O -->|"Save locally"| LD["Local /documents/<br/><i>Extracted text (.txt)</i><br/><i>Metadata (.json)</i><br/><i>Source file copy</i>"]
end
The storage layer is abstracted behind a StorageBase interface, allowing for future swapping between Azure Blob, local filesystem, or S3-compatible storage:
class StorageBase(ABC):
@abstractmethod
async def upload(self, file, filename: str, path: str) -> str: ...
@abstractmethod
async def download(self, blob_url: str) -> bytes: ...
@abstractmethod
async def delete(self, blob_url: str) -> None: ...
Azure SQL Server¶
SQL Server is the primary relational database, storing all structured data: users, roles, documents, processing status, virtual paths, permissions, and audit logs. See the Database Schema page for detailed table documentation.

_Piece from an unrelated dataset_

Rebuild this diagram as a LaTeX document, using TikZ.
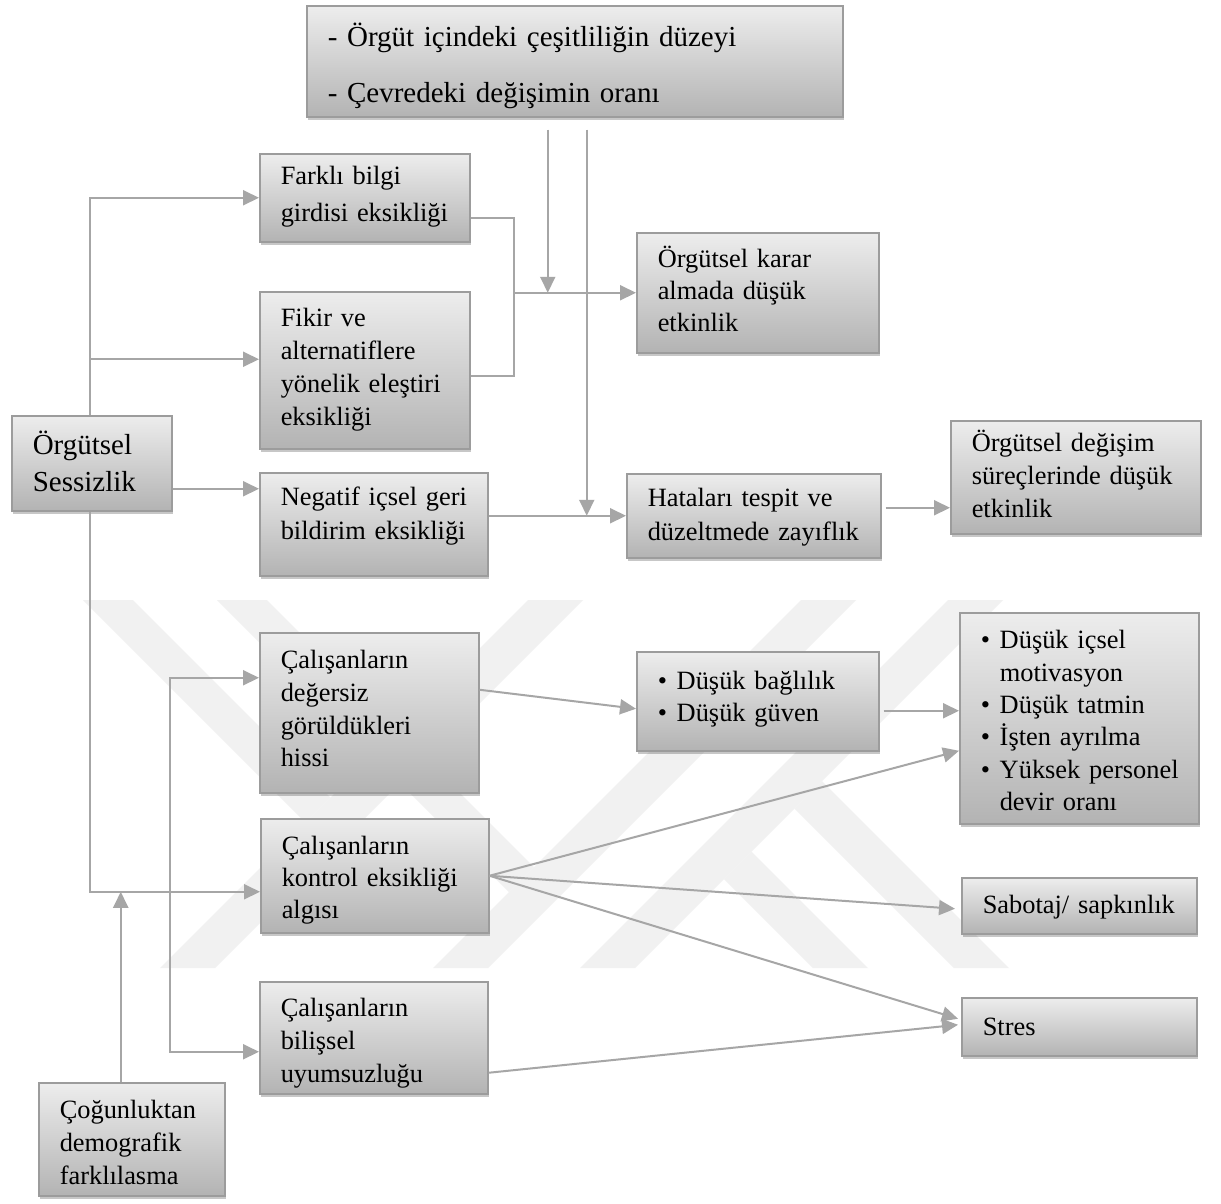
\documentclass[tikz,border=0pt]{standalone}
\usepackage{fontspec}
\setmainfont{Liberation Serif}
\usetikzlibrary{arrows.meta,shadows}
\definecolor{edge}{HTML}{9C9C9C}
\definecolor{linec}{HTML}{A6A6A6}
\definecolor{shadetop}{HTML}{EDEDED}
\definecolor{shadebot}{HTML}{B3B3B3}
\definecolor{emblem}{HTML}{F1F1F1}
\newcommand\bul{\makebox[19pt][l]{\textbullet}}
\newcommand\bulsp{\hspace*{19pt}}
\tikzset{
  box/.style={draw=edge, line width=1.5pt, top color=shadetop, bottom color=shadebot,
    drop shadow={shadow xshift=1.5pt, shadow yshift=-3pt, fill=black, opacity=0.22},
    anchor=north west, inner ysep=0pt, inner xsep=21pt, align=left, text=black},
  reg/.style={font=\fontsize{26.4}{#1}\selectfont},
  big/.style={font=\fontsize{29}{#1}\selectfont},
  conn/.style={draw=linec, line width=2pt},
  >={Triangle[length=16pt,width=15pt]},
  arr/.style={conn, ->},
}
\begin{document}
\begin{tikzpicture}[x=1pt, y=-1pt]
\fill[white] (0,0) rectangle (1221,1203);
\useasboundingbox (0,0) rectangle (1221,1203);

% faint emblem in the background
\begin{scope}[fill=emblem]
  \fill (83,600) -- (133,600) -- (330.5,797.5) -- (305.5,822.5) -- cycle;
  \fill (160,968) -- (215,968) -- (583,600) -- (528,600) -- cycle;
  \fill (217,600) -- (267,600) -- (534,867) -- (509,892) -- cycle;
  \fill (433,968) -- (488,968) -- (856,600) -- (801,600) -- cycle;
  \fill (580,968) -- (635,968) -- (1003,600) -- (948,600) -- cycle;
  \fill (794.5,808.5) -- (822,781) -- (1009,968) -- (954,968) -- cycle;
  \fill (724,879) -- (751.5,851.5) -- (868,968) -- (813,968) -- cycle;
\end{scope}

% boxes
\node[box, big=56, text width=494pt, text height=41pt, text depth=70pt] (top) at (306,5)
  {- Örgüt içindeki çeşitliliğin düzeyi\\- Çevredeki değişimin oranı};
\node[box, reg=37, text width=168pt, text height=31pt, text depth=57pt] (farkli) at (259,153)
  {Farklı bilgi\\\mbox{girdisi eksikliği}};
\node[box, reg=33, text width=168pt, text height=35pt, text depth=122pt] (fikir) at (259,291)
  {Fikir ve\\alternatiflere\\\mbox{yönelik eleştiri}\\eksikliği};
\node[box, big=37, text width=118pt, text height=39pt, text depth=56pt] (sessiz) at (11,415)
  {Örgütsel\\Sessizlik};
\node[box, reg=34, text width=186pt, text height=33pt, text depth=70pt] (negatif) at (259,472)
  {\mbox{Negatif içsel geri}\\bildirim eksikliği};
\node[box, reg=32, text width=200pt, text height=35pt, text depth=85pt] (karar) at (636,232)
  {Örgütsel karar\\almada düşük\\etkinlik};
\node[box, reg=34, text width=212pt, text height=33pt, text depth=51pt] (hata) at (626,473)
  {Hataları tespit ve\\\mbox{düzeltmede zayıflık}};
\node[box, reg=33, text width=208pt, text height=31pt, text depth=82pt] (degisim) at (950,420)
  {Örgütsel değişim\\\mbox{süreçlerinde düşük}\\etkinlik};
\node[box, reg=32.7, text width=177pt, text height=36pt, text depth=124pt] (degersiz) at (259,632)
  {Çalışanların\\değersiz\\görüldükleri\\hissi};
\node[box, reg=32, text width=186pt, text height=36pt, text depth=78pt] (kontrol) at (260,818)
  {Çalışanların\\kontrol eksikliği\\algısı};
\node[box, reg=33, text width=186pt, text height=35pt, text depth=77pt] (bilissel) at (259,981)
  {Çalışanların\\bilişsel\\uyumsuzluğu};
\node[box, reg=32, text width=200pt, text height=38pt, text depth=61pt] (guven) at (636,651)
  {\bul Düşük bağlılık\\\bul Düşük güven};
\node[box, reg=32.4, text width=197pt, text height=36pt, text depth=175pt] (sonuc) at (959,612)
  {\bul Düşük içsel\\\bulsp motivasyon\\\bul Düşük tatmin\\\bul İşten ayrılma\\\mbox{\bul Yüksek personel}\\\bulsp devir oranı};
\node[box, reg=33, text width=193pt, text height=36pt, text depth=20pt] (sabotaj) at (961,877)
  {\mbox{Sabotaj/ sapkınlık}};
\node[box, reg=33, text width=193pt, text height=38pt, text depth=20pt] (stres) at (961,997)
  {Stres};
\node[box, reg=33, text width=144pt, text height=36pt, text depth=77pt] (cogun) at (38,1082)
  {Çoğunluktan\\demografik\\farklılasma};

% helper points on the connectors
\coordinate (spT) at ([xshift=-2pt]sessiz.north);
\coordinate (spB) at ([xshift=-2pt]sessiz.south);
\coordinate (s1) at ([yshift=-25.5pt]sessiz.east);
\coordinate (fk) at ([yshift=11pt]fikir.west);
\coordinate (kl) at ([yshift=-16pt]kontrol.west);
\coordinate (cg) at ([xshift=-11pt]cogun.north);
\coordinate (d1) at ([yshift=35pt]degersiz.west);
\coordinate (b1) at ([yshift=-14pt]bilissel.west);
\coordinate (bx) at (170,0);
\coordinate (f1) at ([yshift=-20pt]farkli.east);
\coordinate (f2) at ([yshift=-6pt]fikir.east);
\coordinate (j1) at ([xshift=-122pt]karar.west);
\coordinate (t1) at ([xshift=-27pt,yshift=-12pt]top.south);
\coordinate (t2) at ([xshift=12pt,yshift=-12pt]top.south);
\coordinate (h1) at ([xshift=4pt,yshift=8pt]hata.east);
\coordinate (g1) at ([xshift=4pt,yshift=-9.5pt]guven.east);

% connectors from the silence box
\draw[arr] (spT) |- (farkli.west);
\draw[arr] (spT |- fk) -- (fk);
\draw[arr] (s1) -- (negatif.west |- s1);
\draw[arr] (spB) |- (kl);
\draw[arr] (cg) -- (cg |- kl);
\draw[conn, <->] (d1) -- (d1 -| bx) -- (b1 -| bx) -- (b1);

% decision branch
\draw[conn] (f1) -| (j1) |- (f2);
\draw[arr] (j1) -- (karar.west);
\draw[arr] (t1) -- (t1 |- karar.west);
\draw[arr] (t2) -- (t2 |- hata.west);
\draw[arr] (negatif.east |- hata.west) -- (hata.west);
\draw[arr] (h1) -- (degisim.west |- h1);

% employee outcomes
\draw[arr] ([yshift=23pt]degersiz.east) -- ([yshift=-7.5pt]guven.west);
\draw[arr] (g1) -- (sonuc.west |- g1);
\draw[arr] (kontrol.east) -- ([yshift=-32.5pt]sonuc.west);
\draw[arr] (kontrol.east) -- ([xshift=-6pt,yshift=-3pt]sabotaj.west);
\draw[arr] (kontrol.east) -- ([xshift=-3pt,yshift=8pt]stres.west);
\draw[arr] ([yshift=-35pt]bilissel.east) -- ([xshift=-3pt,yshift=2pt]stres.west);
\end{tikzpicture}
\end{document}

Azure Cosmos DB (Planned)¶
Cosmos DB with the MongoDB API is planned as the storage layer for processed document content (extracted text, embeddings). The server configuration already includes MongoDB connection settings, but the integration is not yet complete.

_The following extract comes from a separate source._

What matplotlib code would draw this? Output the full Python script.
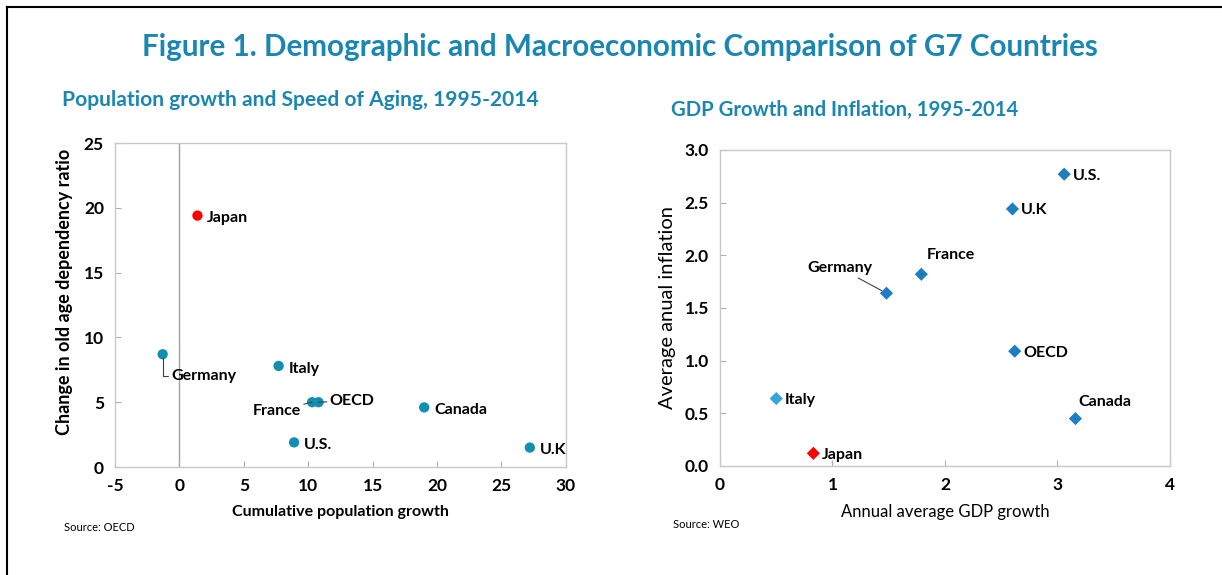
import matplotlib.pyplot as plt
from matplotlib.lines import Line2D

plt.rcParams['font.family'] = ['Lato', 'DejaVu Sans']
plt.rcParams['axes.unicode_minus'] = False

TEAL = '#1a86b2'

# 左图: 人口增长与老龄化速度
pop_countries = ['Japan', 'Germany', 'Italy', 'France', 'OECD', 'Canada', 'U.S.', 'U.K']
pop_growth = [1.4, -1.3, 7.7, 10.3, 10.8, 19.0, 8.9, 27.2]
old_age_change = [19.4, 8.7, 7.8, 5.0, 5.0, 4.6, 1.9, 1.5]
pop_xticks = [-5, 0, 5, 10, 15, 20, 25, 30]
pop_yticks = [0, 5, 10, 15, 20, 25]

# 右图: GDP 增长与通胀
gdp_countries = ['U.S.', 'U.K', 'France', 'Germany', 'OECD', 'Canada', 'Italy', 'Japan']
gdp_growth = [3.06, 2.60, 1.79, 1.48, 2.62, 3.16, 0.50, 0.83]
inflation = [2.77, 2.44, 1.82, 1.64, 1.09, 0.45, 0.64, 0.12]
gdp_xticks = [0, 1, 2, 3, 4]
gdp_yticks = [0.0, 0.5, 1.0, 1.5, 2.0, 2.5, 3.0]

fig = plt.figure(figsize=(12.22, 5.75), dpi=100)

# 外框 (只见左边和上边)
fig.add_artist(Line2D([0.0057, 0.0057], [0, 0.988], color='black', lw=1.5))
fig.add_artist(Line2D([0.0057, 1.0], [0.988, 0.988], color='black', lw=1.5))

fig.text(0.507, 0.918, 'Figure 1. Demographic and Macroeconomic Comparison of G7 Countries',
         ha='center', va='center', fontsize=21.3, fontweight='bold', color=TEAL)
fig.text(0.051, 0.826, 'Population growth and Speed of Aging, 1995-2014',
         ha='left', va='center', fontsize=15.1, fontweight='bold', color=TEAL)
fig.text(0.549, 0.808, 'GDP Growth and Inflation, 1995-2014',
         ha='left', va='center', fontsize=14.6, fontweight='bold', color=TEAL)
fig.text(0.052, 0.082, 'Source: OECD', ha='left', va='center', fontsize=8)
fig.text(0.551, 0.088, 'Source: WEO', ha='left', va='center', fontsize=8)


def style_axes(ax):
    for s in ax.spines.values():
        s.set_color('#c8c8c8')
        s.set_linewidth(1.0)
    ax.tick_params(direction='in', length=4, color='#b0b0b0', pad=8)
    for lab in ax.get_xticklabels() + ax.get_yticklabels():
        lab.set_fontweight('bold')
        lab.set_fontsize(12.5)


# ---- 左图 ----
ax1 = fig.add_axes([0.0941, 0.1878, 0.369, 0.5635])
ax1.set_xlim(-5, 30)
ax1.set_ylim(0, 25)
ax1.set_xticks(pop_xticks)
ax1.set_yticks(pop_yticks)
ax1.axvline(0, color='#a0a0a0', lw=1.0, zorder=1)
for name, x, y in zip(pop_countries, pop_growth, old_age_change):
    c = 'red' if name == 'Japan' else '#118fb0'
    ax1.scatter(x, y, s=55, color=c, zorder=3, edgecolors='none')
style_axes(ax1)

lab_kw = dict(fontsize=11.5, fontweight='bold', va='center')
for name, x, y in zip(pop_countries, pop_growth, old_age_change):
    if name == 'Germany':
        ax1.annotate(name, (x, y), xytext=(6, -16), textcoords='offset points',
                     ha='left', arrowprops=dict(arrowstyle='-', color='#404040', lw=0.8,
                                                shrinkA=0, shrinkB=3,
                                                connectionstyle='angle,angleA=0,angleB=90,rad=0'),
                     **lab_kw)
    elif name == 'France':
        ax1.annotate(name, (x, y), xytext=(-8, -6), textcoords='offset points',
                     ha='right', arrowprops=dict(arrowstyle='-', color='#404040', lw=0.8,
                                                 shrinkA=0, shrinkB=0), **lab_kw)
    elif name == 'OECD':
        ax1.annotate(name, (x, y), xytext=(8, 1), textcoords='offset points',
                     ha='left', arrowprops=dict(arrowstyle='-', color='#404040', lw=0.8,
                                                shrinkA=0, shrinkB=0), **lab_kw)
    else:
        ax1.annotate(name, (x, y), xytext=(7, -2), textcoords='offset points',
                     ha='left', **lab_kw)

ax1.set_xlabel('Cumulative population growth', fontsize=11.5, fontweight='bold', labelpad=8)
ax1.set_ylabel('Change in old age dependency ratio', fontsize=13, fontweight='bold')
ax1.yaxis.set_label_coords(-0.094, 0.54)

# ---- 右图 ----
ax2 = fig.add_axes([0.5892, 0.1896, 0.3682, 0.5496])
ax2.set_xlim(0, 4)
ax2.set_ylim(0, 3)
ax2.set_xticks(gdp_xticks)
ax2.set_yticks(gdp_yticks)
ax2.set_yticklabels(['%.1f' % v for v in gdp_yticks])
for name, x, y in zip(gdp_countries, gdp_growth, inflation):
    if name == 'Japan':
        c = 'red'
    elif name == 'Italy':
        c = '#36a3dc'
    else:
        c = '#1f7dc1'
    ax2.scatter(x, y, s=45, marker='D', color=c, zorder=3, edgecolors='none')
style_axes(ax2)

for name, x, y in zip(gdp_countries, gdp_growth, inflation):
    if name == 'Germany':
        ax2.annotate(name, (x, y), xytext=(-10, 18), textcoords='offset points',
                     ha='right', arrowprops=dict(arrowstyle='-', color='#404040', lw=0.8,
                                                 shrinkA=0, shrinkB=4), **lab_kw)
    elif name == 'France':
        ax2.annotate(name, (x, y), xytext=(4, 14), textcoords='offset points',
                     ha='left', arrowprops=dict(arrowstyle='-', color='#404040', lw=0.8,
                                                shrinkA=12, shrinkB=4), **lab_kw)
    elif name == 'Canada':
        ax2.annotate(name, (x, y), xytext=(2, 12), textcoords='offset points',
                     ha='left', arrowprops=dict(arrowstyle='-', color='#404040', lw=0.8,
                                                shrinkA=10, shrinkB=4), **lab_kw)
    else:
        ax2.annotate(name, (x, y), xytext=(6, -1), textcoords='offset points',
                     ha='left', **lab_kw)

ax2.set_xlabel('Annual average GDP growth', fontsize=12, labelpad=8)
ax2.set_ylabel('Average anual inflation', fontsize=14.5, labelpad=6)

fig.savefig('out.png', dpi=100)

Scalability Considerations¶
| Aspect | Current Design | Scaling Path |
|---|---|---|
| OCR Processing | Single worker instance, prefetch_count=1 |
Deploy multiple worker containers; RabbitMQ distributes jobs automatically |
| Backend Server | Single instance behind Docker | Add a load balancer (e.g., Nginx, Azure Application Gateway) with multiple server containers |
| Database | Azure SQL Server (managed) | Azure handles scaling; consider read replicas for heavy query loads |
| File Storage | Azure Blob (managed) | Effectively unlimited; Azure handles scaling transparently |
| Message Broker | Single RabbitMQ container | RabbitMQ clustering or migrate to Azure Service Bus (broker stub already exists) |
Horizontal Scaling
The architecture is already designed for horizontal scaling at the worker level. Because the OCR worker consumes from a shared queue with prefetch_count=1, adding more worker containers immediately distributes the load without any code changes.